## [Stated task]
Please transcribe the listing below in full and word for word, without its pictures.

◆ ◆ ◆ ◆ ◆ ◆ ◆

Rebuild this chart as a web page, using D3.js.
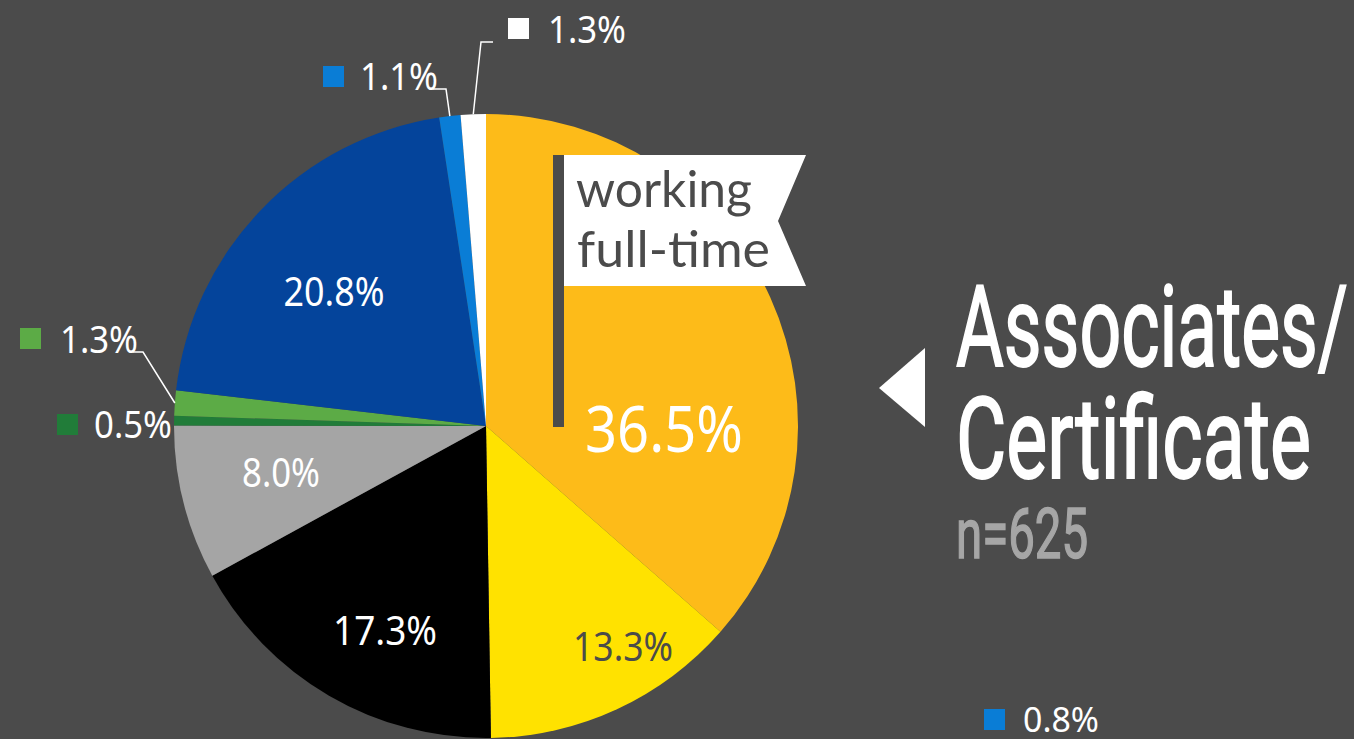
<!DOCTYPE html>
<html>
<head>
<meta charset="utf-8">
<script src="https://cdn.jsdelivr.net/npm/d3@7"></script>
<style>
  html, body { margin: 0; padding: 0; background: #4b4b4b; }
  svg { display: block; }
</style>
</head>
<body>
<svg></svg>
<script>
// slice data, clockwise from 12 o'clock
var categories = ["ft", "pt", "unemp", "notlf", "mil", "mil2", "grad", "other", "other2"];
var values = [36.5, 13.3, 17.3, 8.0, 0.5, 1.3, 20.8, 1.1, 1.3];
var colors = ["#fdbb19", "#ffe200", "#000000", "#a5a5a5", "#217c39", "#5cab46", "#04449b", "#0a7dd6", "#ffffff"];
var labels = ["36.5%", "13.3%", "17.3%", "8.0%", "0.5%", "1.3%", "20.8%", "1.1%", "1.3%"];
var extraLabel = "0.8%";

var width = 1354, height = 739;
var cx = 486, cy = 426, radius = 312;

var svg = d3.select("svg")
  .attr("width", width)
  .attr("height", height);

var pie = d3.pie().sort(null).value(function (d) { return d; });
var arc = d3.arc().innerRadius(0).outerRadius(radius);
var arcs = pie(values);

var g = svg.append("g").attr("transform", "translate(" + cx + "," + cy + ")");
g.selectAll("path")
  .data(arcs).enter()
  .append("path")
  .attr("d", arc)
  .attr("fill", function (d, i) { return colors[i]; });

function txt(x, y, s, size, len, fill, family, anchor) {
  var t = svg.append("text")
    .attr("x", x).attr("y", y)
    .attr("font-family", family || "'Noto Sans', sans-serif")
    .attr("font-size", size)
    .attr("fill", fill)
    .attr("text-anchor", anchor || "start")
    .text(s);
  if (len) t.attr("textLength", len).attr("lengthAdjust", "spacingAndGlyphs");
  return t;
}

// inside labels: [index, centre x, baseline, size, width, colour]
var inside = [
  [0, 664, 452, 64, 158, "#ffffff"],
  [1, 623, 661, 40, 100, "#4b4b4b"],
  [2, 385, 645, 40, 104, "#ffffff"],
  [3, 281, 487, 40, 78, "#ffffff"],
  [6, 334, 306, 40, 101, "#ffffff"]
];
inside.forEach(function (p) {
  txt(p[1], p[2], labels[p[0]], p[3], p[4], p[5], null, "middle");
});

// outside labels with legend squares: [index, square x, square y, text x, baseline, leader elbow]
var outside = [
  [7, 323, 66, 360, 90, [[433, 89], [446, 89]]],
  [8, 508, 18, 548, 43, [[493, 42], [481, 42]]],
  [5, 20, 328, 60, 353, [[133, 352], [143, 352]]],
  [4, 57, 414, 94, 438, null]
];

function edgePoint(i) {
  var a = (arcs[i].startAngle + arcs[i].endAngle) / 2;
  return [cx + radius * Math.sin(a), cy - radius * Math.cos(a)];
}

outside.forEach(function (p) {
  var i = p[0];
  if (p[5]) {
    var pts = p[5].concat([edgePoint(i)]);
    svg.append("path")
      .attr("d", d3.line()(pts))
      .attr("fill", "none")
      .attr("stroke", "#ffffff")
      .attr("stroke-width", 1.5);
  }
  svg.append("rect")
    .attr("x", p[1]).attr("y", p[2])
    .attr("width", 21).attr("height", 21)
    .attr("fill", colors[i]);
  txt(p[3], p[4], labels[i], 38, 78, "#ffffff");
});

// stray legend entry at bottom right
svg.append("rect").attr("x", 984).attr("y", 709).attr("width", 21).attr("height", 21).attr("fill", colors[7]);
txt(1023, 732, extraLabel, 34, 76, "#ffffff");

// flag
svg.append("rect").attr("x", 553).attr("y", 155).attr("width", 11).attr("height", 272).attr("fill", "#4b4b4b");
svg.append("path")
  .attr("d", "M564,155 L806,155 L778,221 L806,286 L564,286 Z")
  .attr("fill", "#ffffff");
txt(576, 207, "working", 50, 176, "#4b4b4b", "Lato, 'Open Sans', sans-serif");
txt(577, 267, "full-time", 50, 193, "#4b4b4b", "Lato, 'Open Sans', sans-serif");

// title block
svg.append("path")
  .attr("d", "M879,388 L925,348 L925,427 Z")
  .attr("fill", "#ffffff");
txt(956, 366, "Associates/", 114, 392, "#ffffff", "Roboto, sans-serif")
  .attr("stroke", "#ffffff").attr("stroke-width", 2);
txt(956, 478, "Certificate", 114, 355, "#ffffff", "Roboto, sans-serif")
  .attr("stroke", "#ffffff").attr("stroke-width", 2);
txt(956, 558, "n=625", 70, 132, "#a6a6a6", "Roboto, sans-serif")
  .attr("stroke", "#a6a6a6").attr("stroke-width", 1.5);
</script>
</body>
</html>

◆ ◆ ◆ ◆ ◆ ◆ ◆

## [Result of this task]
Rebuild this chart as a web page, using D3.js.
<!DOCTYPE html>
<html>
<head>
<meta charset="utf-8">
<script src="https://cdn.jsdelivr.net/npm/d3@7"></script>
<style>
  html, body { margin: 0; padding: 0; background: #4b4b4b; }
  svg { display: block; }
</style>
</head>
<body>
<svg></svg>
<script>
// slice data, clockwise from 12 o'clock
var categories = ["ft", "pt", "unemp", "notlf", "mil", "mil2", "grad", "other", "other2"];
var values = [36.5, 13.3, 17.3, 8.0, 0.5, 1.3, 20.8, 1.1, 1.3];
var colors = ["#fdbb19", "#ffe200", "#000000", "#a5a5a5", "#217c39", "#5cab46", "#04449b", "#0a7dd6", "#ffffff"];
var labels = ["36.5%", "13.3%", "17.3%", "8.0%", "0.5%", "1.3%", "20.8%", "1.1%", "1.3%"];
var extraLabel = "0.8%";

var width = 1354, height = 739;
var cx = 486, cy = 426, radius = 312;

var svg = d3.select("svg")
  .attr("width", width)
  .attr("height", height);

var pie = d3.pie().sort(null).value(function (d) { return d; });
var arc = d3.arc().innerRadius(0).outerRadius(radius);
var arcs = pie(values);

var g = svg.append("g").attr("transform", "translate(" + cx + "," + cy + ")");
g.selectAll("path")
  .data(arcs).enter()
  .append("path")
  .attr("d", arc)
  .attr("fill", function (d, i) { return colors[i]; });

function txt(x, y, s, size, len, fill, family, anchor) {
  var t = svg.append("text")
    .attr("x", x).attr("y", y)
    .attr("font-family", family || "'Noto Sans', sans-serif")
    .attr("font-size", size)
    .attr("fill", fill)
    .attr("text-anchor", anchor || "start")
    .text(s);
  if (len) t.attr("textLength", len).attr("lengthAdjust", "spacingAndGlyphs");
  return t;
}

// inside labels: [index, centre x, baseline, size, width, colour]
var inside = [
  [0, 664, 452, 64, 158, "#ffffff"],
  [1, 623, 661, 40, 100, "#4b4b4b"],
  [2, 385, 645, 40, 104, "#ffffff"],
  [3, 281, 487, 40, 78, "#ffffff"],
  [6, 334, 306, 40, 101, "#ffffff"]
];
inside.forEach(function (p) {
  txt(p[1], p[2], labels[p[0]], p[3], p[4], p[5], null, "middle");
});

// outside labels with legend squares: [index, square x, square y, text x, baseline, leader elbow]
var outside = [
  [7, 323, 66, 360, 90, [[433, 89], [446, 89]]],
  [8, 508, 18, 548, 43, [[493, 42], [481, 42]]],
  [5, 20, 328, 60, 353, [[133, 352], [143, 352]]],
  [4, 57, 414, 94, 438, null]
];

function edgePoint(i) {
  var a = (arcs[i].startAngle + arcs[i].endAngle) / 2;
  return [cx + radius * Math.sin(a), cy - radius * Math.cos(a)];
}

outside.forEach(function (p) {
  var i = p[0];
  if (p[5]) {
    var pts = p[5].concat([edgePoint(i)]);
    svg.append("path")
      .attr("d", d3.line()(pts))
      .attr("fill", "none")
      .attr("stroke", "#ffffff")
      .attr("stroke-width", 1.5);
  }
  svg.append("rect")
    .attr("x", p[1]).attr("y", p[2])
    .attr("width", 21).attr("height", 21)
    .attr("fill", colors[i]);
  txt(p[3], p[4], labels[i], 38, 78, "#ffffff");
});

// stray legend entry at bottom right
svg.append("rect").attr("x", 984).attr("y", 709).attr("width", 21).attr("height", 21).attr("fill", colors[7]);
txt(1023, 732, extraLabel, 34, 76, "#ffffff");

// flag
svg.append("rect").attr("x", 553).attr("y", 155).attr("width", 11).attr("height", 272).attr("fill", "#4b4b4b");
svg.append("path")
  .attr("d", "M564,155 L806,155 L778,221 L806,286 L564,286 Z")
  .attr("fill", "#ffffff");
txt(576, 207, "working", 50, 176, "#4b4b4b", "Lato, 'Open Sans', sans-serif");
txt(577, 267, "full-time", 50, 193, "#4b4b4b", "Lato, 'Open Sans', sans-serif");

// title block
svg.append("path")
  .attr("d", "M879,388 L925,348 L925,427 Z")
  .attr("fill", "#ffffff");
txt(956, 366, "Associates/", 114, 392, "#ffffff", "Roboto, sans-serif")
  .attr("stroke", "#ffffff").attr("stroke-width", 2);
txt(956, 478, "Certificate", 114, 355, "#ffffff", "Roboto, sans-serif")
  .attr("stroke", "#ffffff").attr("stroke-width", 2);
txt(956, 558, "n=625", 70, 132, "#a6a6a6", "Roboto, sans-serif")
  .attr("stroke", "#a6a6a6").attr("stroke-width", 1.5);
</script>
</body>
</html>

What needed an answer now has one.